Last week’s announcement that Danonewave, the newly merged entity of WhiteWave Foods and Danone's North American dairy business, has reincorporated to create the world’s largest public benefit corporation (“PBC”) is the latest sign of the growing mainstream acceptance of the PBC governance model in the United States. Over the past seven years, the number of U.S. companies organized under PBC laws have grown dramatically, and with it, the interest of private equity firms. PBCs are for-profit companies that are legally organized to achieve social goals as well as business ones. Some private equity investors see PBCs as a means to strengthen the long term stability and accountability of target companies, while others remain wary of this largely unproven corporate business model.
By law in all 50 States, the sole directive of directors and officers of traditional for-profit corporations is to maximize the shareholder’s financial returns. Therefore, all corporate actions must be justified in terms of creating shareholder value. In contrast, PBCs are designed to codify additional social stakeholders, values or missions in a company’s certificate of incorporation. In principle, the PBC model provides a company’s leadership with legal protection to consider the impact its business has on society – in addition to shareholders’ economic interests.

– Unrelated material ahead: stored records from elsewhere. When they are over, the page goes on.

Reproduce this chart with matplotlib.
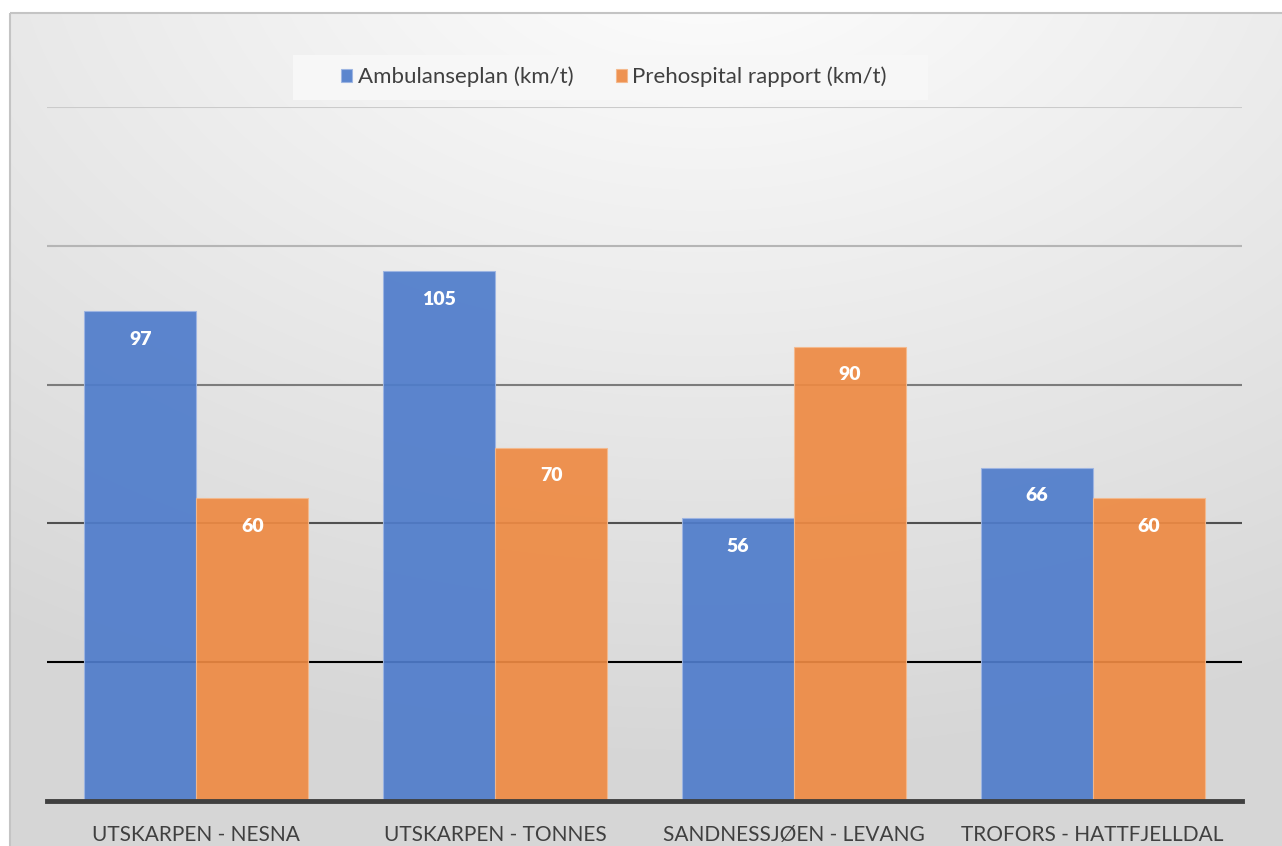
import matplotlib
matplotlib.use("Agg")
import matplotlib.pyplot as plt
import numpy as np
from matplotlib.patches import Rectangle

plt.rcParams['font.family'] = ['Lato', 'DejaVu Sans']

categories = ["UTSKARPEN - NESNA", "UTSKARPEN - TONNES", "SANDNESSJØEN - LEVANG", "TROFORS - HATTFJELLDAL"]
ambulanseplan = [97, 105, 56, 66]
prehospital = [60, 70, 90, 60]
series_names = ["Ambulanseplan (km/t)", "Prehospital rapport (km/t)"]
grid_values = [27.5, 55, 82.5, 110, 137.5]

blue = "#4f7ccb"
orange = "#ee8a43"

W, H = 1282, 846
fig = plt.figure(figsize=(W / 100, H / 100), dpi=100)

# background gradient
bg = fig.add_axes([0, 0, 1, 1])
yy, xx = np.mgrid[0:H, 0:W]
cx, cy = W * 0.55, -80
d = np.sqrt(((xx - cx) / W) ** 2 + ((yy - cy) / H) ** 2)
val = 1.0 - 0.16 * np.clip(d / 1.0, 0, 1)
img = np.dstack([val, val, val])
img[:13, :, :] = 1.0
img[:, :9, :] = 1.0
bg.imshow(img, extent=[0, W, H, 0], aspect='auto', interpolation='bilinear')
bg.set_xlim(0, W)
bg.set_ylim(H, 0)
bg.axis('off')
bg.add_patch(Rectangle((9.5, 13.5), W, H, fill=False, edgecolor="#c4c4c4", lw=1.5))
# legend box
bg.add_patch(Rectangle((293, 55), 635, 45, facecolor="#f7f7f7", edgecolor="none"))

ax = fig.add_axes([47 / W, 45 / H, 1195 / W, 694 / H])
ax.patch.set_alpha(0)
x = np.arange(len(categories))
bw = 0.375
grid_colors = ["#000000", "#505050", "#7c7c7c", "#b5b5b5", "#cbcbcb"]
for g, c in zip(grid_values, grid_colors):
    ax.axhline(g, color=c, lw=1.5, zorder=1)

b1 = ax.bar(x - bw / 2, ambulanseplan, bw, color=blue, alpha=0.92, edgecolor="#9db5e3", lw=0.8, zorder=2, label=series_names[0])
b2 = ax.bar(x + bw / 2, prehospital, bw, color=orange, alpha=0.92, edgecolor="#f5b98c", lw=0.8, zorder=2, label=series_names[1])

for bars, vals in ((b1, ambulanseplan), (b2, prehospital)):
    for r, v in zip(bars, vals):
        ax.annotate(str(v), (r.get_x() + r.get_width() / 2, v), xytext=(0, -28),
                    textcoords='offset pixels', ha='center', va='center',
                    color='white', fontsize=14, fontweight='heavy', zorder=3)

ax.axhline(0, color="#404040", lw=3.5, zorder=4, clip_on=False)
ax.set_xlim(-0.5, 3.5)
ax.set_ylim(0, 137.5)
ax.set_yticks([])
ax.set_xticks(x)
ax.set_xticklabels(categories, fontsize=15, color="#404040")
ax.tick_params(axis='x', length=0, pad=17)
for s in ax.spines.values():
    s.set_visible(False)

leg = fig.legend(handles=[b1, b2], labels=series_names, loc='center', bbox_to_anchor=(614 / W, 1 - 77 / H),
                 ncol=2, frameon=False, fontsize=16, handlelength=0.5, handleheight=0.5,
                 handletextpad=0.25, columnspacing=1.9, labelcolor="#404040")

fig.savefig("out.png", dpi=100)
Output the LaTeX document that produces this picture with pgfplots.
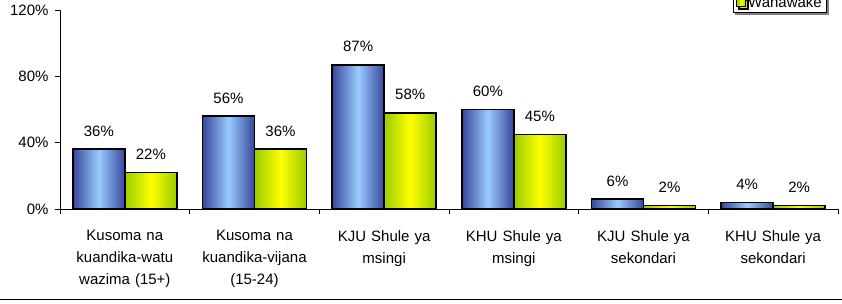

Since the first PBC law was introduced in Maryland in 2010, a total of 30 states and the District of Columbia have enacted some form of PBC statute. Today, there are approximately 3,600 PBCs in the United States. Some of the largest and well known private PBCs include, Kickstarter, Ben & Jerry’s, Patagonia, Altschool, Seventh Generation and Warby Parker.
Proponents of PBCs can point to several factors that make the governance model attractive to private equity investors:
Sustainability: By moving away from a traditional shareholder-centric model, PBCs are arguably more likely to favor business strategies focused on long-term and sustainable value rather than riskier short-term gains that are prone to volatility. In turn, companies with strong sustainability practices will provide steady and reliable cash flows for investors.
Greater Transparency: PBC statutes include extensive reporting requirements to allow shareholders to track a company’s social mission performance. In addition, most state PBC statutes (with the notable exception of Delaware) require PBCs to publish periodic public reports. These reporting requirements giving investors access to more information that will allow them to assess the strength of a company’s management and its impact on stakeholders beyond just its shareholders.
PBCs Draw and Retain Talent. Fusing a social mission into a company’s corporate purpose can give PBCs a leg up in the war to draw and retain a talented workforce by attracting prospective employees who identify with a PBC’s social mission and by motivating existing employees. This may be particularly important in the recruiting and retention of millennials. A recent study by the marketing firm Fast Company found that 50% of millennials would take a pay cut to work for a company that matched their values.
However, PBCs are not without detractors in the private equity world. First, skeptics can point to the fact that there is essentially no empirical data demonstrating that PBCs create more responsible, or more profitable, businesses. Without proof that the governance model works, it is hard for some to see why adding a “second bottom-line,” is worth it when it is already hard enough for businesses to be successful. Likewise, given that that PBCs are less than a decade old, there is little understanding about how shareholder litigation stemming from a PBC board’s actions in light of inevitable conflicts between a PBC’s social mission and its shareholders’ pecuniary interests will be interpreted by the courts. The lack of PBC-specific case law means that the outcome of litigation between PBC stockholders and directors is less predictable than that of shareholder litigation against traditional corporations. For these reasons, many private equity firms are content to avoid PBCs for the time being.
Still, while there are both practical and legal issues associated with PBCs that have yet to be resolved, private equity investments in PBCs can be expected to continue grow into the foreseeable future. This past February, another significant milestone in the evolution of PBCs was reached when Laureate Education, the U.S.-based for-profit college chain, completed the first PBC IPO, raising $490 million for the company. As evidence of the success of the PBC model increases along with the number of PBCs incorporated in the U.S., the economy of scale, if nothing else, is sure to result in more private equity investments in PBCs.